Mr. Lamb was a person of precise and rigorous habits, who required that his work should be done with the utmost regularity and accuracy, and the result of this seven years’ training on a man of Mr. Lawson’s acuteness and industry was evinced in the clear, systematic, and painstaking intelligence which he subsequently brought to bear upon all that he undertook.

After leaving Hay Carr in the year 1848, he was appointed the Resident Engineer and agent for the Bold Hall, Burtonwood, and Sutton estates in the neighbourhood of Warrington, then belonging to Sir Henry Bold Houghton, Bart., and he held this appointment for about three years.

During this period he laid out and executed extensive improvements in the roads, drives, watercourses and drainage of the estates, and erected some of the most extensive farm buildings in the north of England.
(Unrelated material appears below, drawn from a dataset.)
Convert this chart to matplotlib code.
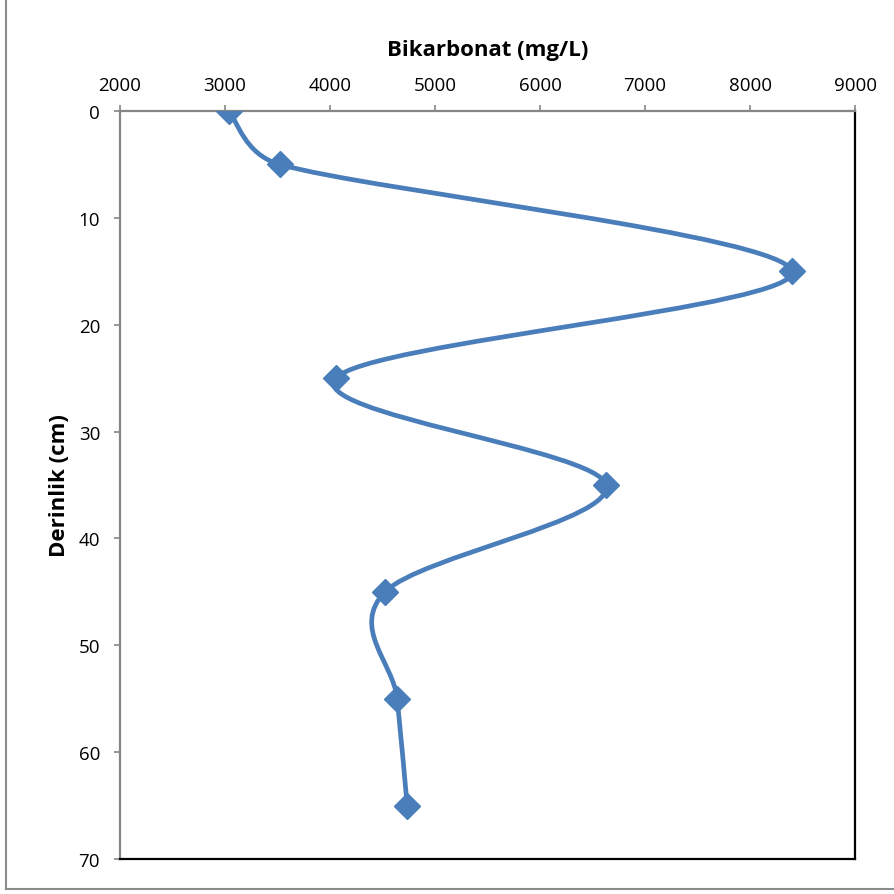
import numpy as np
import matplotlib.pyplot as plt
from matplotlib.path import Path
from matplotlib.patches import PathPatch
from matplotlib.lines import Line2D

# bicarbonate profile vs. depth
derinlik = [0, 5, 15, 25, 35, 45, 55, 65]
bikarbonat = [3035, 3520, 8400, 4055, 6630, 4525, 4640, 4735]

x_ticks = [2000, 3000, 4000, 5000, 6000, 7000, 8000, 9000]
y_ticks = [0, 10, 20, 30, 40, 50, 60, 70]

color = "#4A7EBB"

plt.rcParams["font.family"] = ["Open Sans", "DejaVu Sans"]

fig = plt.figure(figsize=(8.94, 8.95), dpi=100)
ax = fig.add_axes([0.1342, 0.0391, 0.8222, 0.8358])
ax.set_xlim(2000, 9000)
ax.set_ylim(70, 0)


def smooth_path(ax, xs, ys):
    # spreadsheet-style smoothing: Bezier segments with tangents (p2-p0)/6,
    # clamped to half the segment length, worked out in screen pixels
    fig.canvas.draw()
    tr = ax.transData
    pts = tr.transform(np.column_stack([xs, ys]).astype(float))
    n = len(pts)

    def ctrl(a, b, seg):
        v = (b - a) / 6.0
        L = np.hypot(*v)
        if L > seg / 2.0 and L > 0:
            v = v * (seg / 2.0) / L
        return v

    verts = [pts[0]]
    codes = [Path.MOVETO]
    for i in range(n - 1):
        p0 = pts[i - 1] if i > 0 else pts[i]
        p1 = pts[i]
        p2 = pts[i + 1]
        p3 = pts[i + 2] if i + 2 < n else pts[i + 1]
        seg = np.hypot(*(p2 - p1))
        c1 = p1 + ctrl(p0, p2, seg)
        c2 = p2 - ctrl(p1, p3, seg)
        verts += [c1, c2, p2]
        codes += [Path.CURVE4] * 3
    verts = tr.inverted().transform(np.array(verts))
    return Path(verts, codes)


ax.add_patch(PathPatch(smooth_path(ax, bikarbonat, derinlik), facecolor="none",
                       edgecolor=color, lw=3.4, capstyle="round",
                       joinstyle="round", zorder=2))
ax.plot(bikarbonat, derinlik, linestyle="none", marker="D", markersize=13.5,
        color=color, zorder=3)

ax.set_xticks(x_ticks)
ax.set_yticks(y_ticks)
ax.xaxis.tick_top()
ax.xaxis.set_label_position("top")
ax.tick_params(axis="x", direction="out", length=4.3, width=1.2, color="#868686",
               labelsize=13.5, pad=8)
ax.tick_params(axis="y", direction="out", length=4.3, width=1.2, color="#868686",
               labelsize=13.5, pad=10)

for s in ("top", "left"):
    ax.spines[s].set_color("#868686")
    ax.spines[s].set_linewidth(1.6)
for s in ("bottom", "right"):
    ax.spines[s].set_color("black")
    ax.spines[s].set_linewidth(1.6)

ax.set_xlabel("Bikarbonat (mg/L)", fontsize=16, fontweight="bold", labelpad=15)
ax.set_ylabel("Derinlik (cm)", fontsize=16, fontweight="bold", labelpad=6)

# chart area border
fig.add_artist(Line2D([0.0062, 0.0062], [0.006, 1.0], color="#8C8C8C", lw=1.5))
fig.add_artist(Line2D([0.0062, 1.0], [0.006, 0.006], color="#8C8C8C", lw=1.5))

fig.savefig("out.png", dpi=100)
In 1848, in conjunction with Mr. Hugh U. McKie, Assoc. Inst. C.E., he purchased the business of Mr. John Watson, M. Inst. C.E., and carried that business on in Lancaster until the year 1856, during which time he was actively occupied in railway and estate surveys, in road making, bridge building, harbour works, laying out building land, &c., and all the varied practice of a country engineer’s office.

In 1850 he commenced the preliminary investigations, gaugings, surveys, &C., in connection with the Lancaster water supply, and subsequently got up the parliamentary plans for these works. After the passing of the Act he was engaged by Mr. Rawlinson, C.B., M. Inst. C.E., and under him he carried out, as Resident, the whole of the works of water supply and sewerage of the town.
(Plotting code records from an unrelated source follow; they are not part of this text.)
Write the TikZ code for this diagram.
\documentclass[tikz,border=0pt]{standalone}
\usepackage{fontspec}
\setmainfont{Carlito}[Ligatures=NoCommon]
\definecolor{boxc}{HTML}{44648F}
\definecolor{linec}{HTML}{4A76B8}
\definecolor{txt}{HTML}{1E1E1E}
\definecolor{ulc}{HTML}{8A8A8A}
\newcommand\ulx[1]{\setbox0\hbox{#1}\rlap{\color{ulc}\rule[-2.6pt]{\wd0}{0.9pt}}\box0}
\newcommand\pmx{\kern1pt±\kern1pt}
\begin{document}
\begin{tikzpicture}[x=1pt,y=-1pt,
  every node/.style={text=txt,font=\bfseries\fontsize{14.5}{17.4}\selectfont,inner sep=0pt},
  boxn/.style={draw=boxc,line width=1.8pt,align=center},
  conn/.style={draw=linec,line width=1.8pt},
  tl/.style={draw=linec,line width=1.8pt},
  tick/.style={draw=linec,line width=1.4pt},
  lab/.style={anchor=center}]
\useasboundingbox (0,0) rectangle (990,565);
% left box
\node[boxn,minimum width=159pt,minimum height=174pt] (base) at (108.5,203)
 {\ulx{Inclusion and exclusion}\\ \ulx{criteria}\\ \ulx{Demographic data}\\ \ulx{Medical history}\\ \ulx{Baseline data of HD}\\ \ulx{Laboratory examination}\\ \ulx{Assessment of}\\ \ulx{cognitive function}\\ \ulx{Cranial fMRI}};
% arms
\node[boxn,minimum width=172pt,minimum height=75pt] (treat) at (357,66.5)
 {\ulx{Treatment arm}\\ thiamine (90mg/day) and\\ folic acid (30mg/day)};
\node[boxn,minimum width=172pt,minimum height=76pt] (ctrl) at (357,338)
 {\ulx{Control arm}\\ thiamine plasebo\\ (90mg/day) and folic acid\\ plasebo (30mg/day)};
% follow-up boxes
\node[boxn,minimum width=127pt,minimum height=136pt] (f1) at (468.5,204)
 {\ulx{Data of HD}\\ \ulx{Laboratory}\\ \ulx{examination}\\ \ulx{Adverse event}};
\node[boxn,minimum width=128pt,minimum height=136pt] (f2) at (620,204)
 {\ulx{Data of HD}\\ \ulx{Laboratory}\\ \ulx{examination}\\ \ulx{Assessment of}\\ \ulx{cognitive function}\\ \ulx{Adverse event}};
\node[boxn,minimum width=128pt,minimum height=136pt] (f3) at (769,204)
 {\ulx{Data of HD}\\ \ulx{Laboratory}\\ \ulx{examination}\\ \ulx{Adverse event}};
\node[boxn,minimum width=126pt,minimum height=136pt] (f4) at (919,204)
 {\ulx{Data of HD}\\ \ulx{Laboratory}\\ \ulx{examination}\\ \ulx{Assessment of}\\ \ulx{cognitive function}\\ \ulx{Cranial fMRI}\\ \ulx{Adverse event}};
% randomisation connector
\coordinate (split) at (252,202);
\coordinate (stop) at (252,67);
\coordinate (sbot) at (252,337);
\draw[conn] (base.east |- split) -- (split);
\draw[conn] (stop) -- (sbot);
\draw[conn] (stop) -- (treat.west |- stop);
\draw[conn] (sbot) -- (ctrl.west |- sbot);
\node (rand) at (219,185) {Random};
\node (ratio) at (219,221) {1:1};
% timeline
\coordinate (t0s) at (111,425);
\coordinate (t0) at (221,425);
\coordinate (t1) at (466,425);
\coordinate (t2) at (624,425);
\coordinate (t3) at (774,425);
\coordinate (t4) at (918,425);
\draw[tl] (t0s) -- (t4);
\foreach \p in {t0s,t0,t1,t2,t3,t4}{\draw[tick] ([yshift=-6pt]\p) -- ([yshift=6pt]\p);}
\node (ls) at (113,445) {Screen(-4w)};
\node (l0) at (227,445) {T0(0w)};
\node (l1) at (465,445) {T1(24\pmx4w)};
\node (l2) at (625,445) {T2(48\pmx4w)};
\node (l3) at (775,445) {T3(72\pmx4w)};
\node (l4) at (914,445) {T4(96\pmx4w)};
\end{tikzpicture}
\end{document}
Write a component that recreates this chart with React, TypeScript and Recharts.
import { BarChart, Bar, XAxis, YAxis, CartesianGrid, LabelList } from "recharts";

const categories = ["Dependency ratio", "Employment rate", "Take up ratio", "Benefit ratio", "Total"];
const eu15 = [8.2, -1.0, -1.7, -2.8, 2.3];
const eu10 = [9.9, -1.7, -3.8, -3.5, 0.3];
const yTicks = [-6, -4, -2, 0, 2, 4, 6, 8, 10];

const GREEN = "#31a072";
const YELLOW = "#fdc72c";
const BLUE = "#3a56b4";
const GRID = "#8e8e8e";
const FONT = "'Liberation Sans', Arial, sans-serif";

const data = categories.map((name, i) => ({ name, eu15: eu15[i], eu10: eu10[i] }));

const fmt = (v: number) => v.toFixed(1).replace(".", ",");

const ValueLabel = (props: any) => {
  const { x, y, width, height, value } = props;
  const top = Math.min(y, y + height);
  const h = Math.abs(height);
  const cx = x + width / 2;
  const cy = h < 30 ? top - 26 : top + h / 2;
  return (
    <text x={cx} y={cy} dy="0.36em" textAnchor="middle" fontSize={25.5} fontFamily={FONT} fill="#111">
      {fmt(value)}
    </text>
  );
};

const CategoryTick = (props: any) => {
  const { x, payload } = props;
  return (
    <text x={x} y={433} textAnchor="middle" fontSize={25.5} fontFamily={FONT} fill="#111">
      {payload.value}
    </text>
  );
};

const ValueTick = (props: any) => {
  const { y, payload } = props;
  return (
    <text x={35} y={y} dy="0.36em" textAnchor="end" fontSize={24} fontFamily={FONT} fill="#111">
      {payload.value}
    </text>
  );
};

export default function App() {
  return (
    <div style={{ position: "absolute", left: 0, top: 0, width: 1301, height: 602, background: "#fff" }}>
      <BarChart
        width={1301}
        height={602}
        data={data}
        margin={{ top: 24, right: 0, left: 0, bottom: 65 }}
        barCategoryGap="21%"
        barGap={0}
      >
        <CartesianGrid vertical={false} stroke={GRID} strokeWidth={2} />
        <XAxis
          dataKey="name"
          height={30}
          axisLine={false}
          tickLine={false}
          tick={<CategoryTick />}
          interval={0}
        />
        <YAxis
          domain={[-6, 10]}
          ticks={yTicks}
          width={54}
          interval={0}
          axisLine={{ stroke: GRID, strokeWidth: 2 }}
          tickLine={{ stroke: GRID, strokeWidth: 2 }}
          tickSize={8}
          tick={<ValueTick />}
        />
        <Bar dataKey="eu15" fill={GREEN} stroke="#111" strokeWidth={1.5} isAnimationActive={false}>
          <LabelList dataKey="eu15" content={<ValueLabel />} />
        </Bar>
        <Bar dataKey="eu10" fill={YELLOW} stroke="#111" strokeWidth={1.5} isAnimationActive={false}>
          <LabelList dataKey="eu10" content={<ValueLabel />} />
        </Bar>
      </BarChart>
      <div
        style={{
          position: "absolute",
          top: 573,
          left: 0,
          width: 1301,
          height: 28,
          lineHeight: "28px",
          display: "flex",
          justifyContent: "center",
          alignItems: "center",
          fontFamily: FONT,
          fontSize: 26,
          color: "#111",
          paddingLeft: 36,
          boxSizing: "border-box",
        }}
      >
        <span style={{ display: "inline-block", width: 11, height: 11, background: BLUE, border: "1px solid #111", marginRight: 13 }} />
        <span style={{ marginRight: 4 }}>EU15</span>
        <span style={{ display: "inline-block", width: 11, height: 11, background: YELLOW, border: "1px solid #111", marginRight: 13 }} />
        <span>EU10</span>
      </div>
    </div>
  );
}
In 1856 he left Lancaster and entered Mr. Rawlinson’s office in London, as principal assistant and manager, and was thus for several years intimately connected with the various works of town improvement that Mr. Rawlinson was then engaged upon. In 1862, on Mr. Rawlinson’s retirement from active private practice, Mr. Lawson took over the business, and carried it on up to the time of his death; for the later years of his life in partnership with Mr. James Mansergh, M. Inst. C.E.

Having devoted his attention principally to sanitary engineering, Mr. Lawson was extensively employed in reporting upon and constructing works for the supply of water to towns, and for the removal and treatment of sewage. Among others may be enumerated Bedford, Cockermouth, Workington, Maryport, Grantham, Horncastle, Tunbridge Wells, Hexham, Keswick, Rotherham, Reading, Lincoln, Middlesborough, Barnet, Burton-on-Trent, Clevedon, Sherborne, &c.

In 1867 Mr. Lawson was sent out, by the Colonial Office, to report upon the sanitary condition of Valetta and the other towns adjoining in the island of Malta, and to prepare a scheme for the sewering of those places.

In later years he was consulted as to the disposal of the sewage of many towns, such as Birmingham, Darlington, Windsor, Twickenham, Southport, &C., and was Consulting Engineer for two of the earliest Bills - viz., Blackburn and Reading - that were brought into Parliament for the purpose of obtaining compulsory powers for the purchase of land for sewage purification purposes. For some time prior to his death Mr. Lawson’s health gradually broke down, as a consequence, it is believed, of overwork and the anxieties specially incident to his occupation, and he died on the 7th of February, 1873, at the comparatively early age of forty-eight.

Mr. Lawson had a remarkable faculty for unravelling the mysteries of masses of figures, and so marshalling them in a tabular form as to make them self-explanatory. He was a self-possessed and trustworthy. witness on public inquiries and before Parliamentary Committees, where his honest, serious style of giving evidence was effective and convincing. He was a man of modest and unobtrusive habits, and attained his position by dint of sterling merit. He was highly esteemed by all with whom he was brought into contact on business matters, for his quiet, earnest thoughtfulness, and his conscientious devotion to his clients’ interests. Possessing a clear head and sound judgment, he was looked up to by his friends as a safe and reliable counsellor, and his unselfish kindliness of heart never permitted him to spare himself labour or trouble which would benefit them.

Mr. Lawson was elected an Associate of the Institution on the 1st of March, 1859.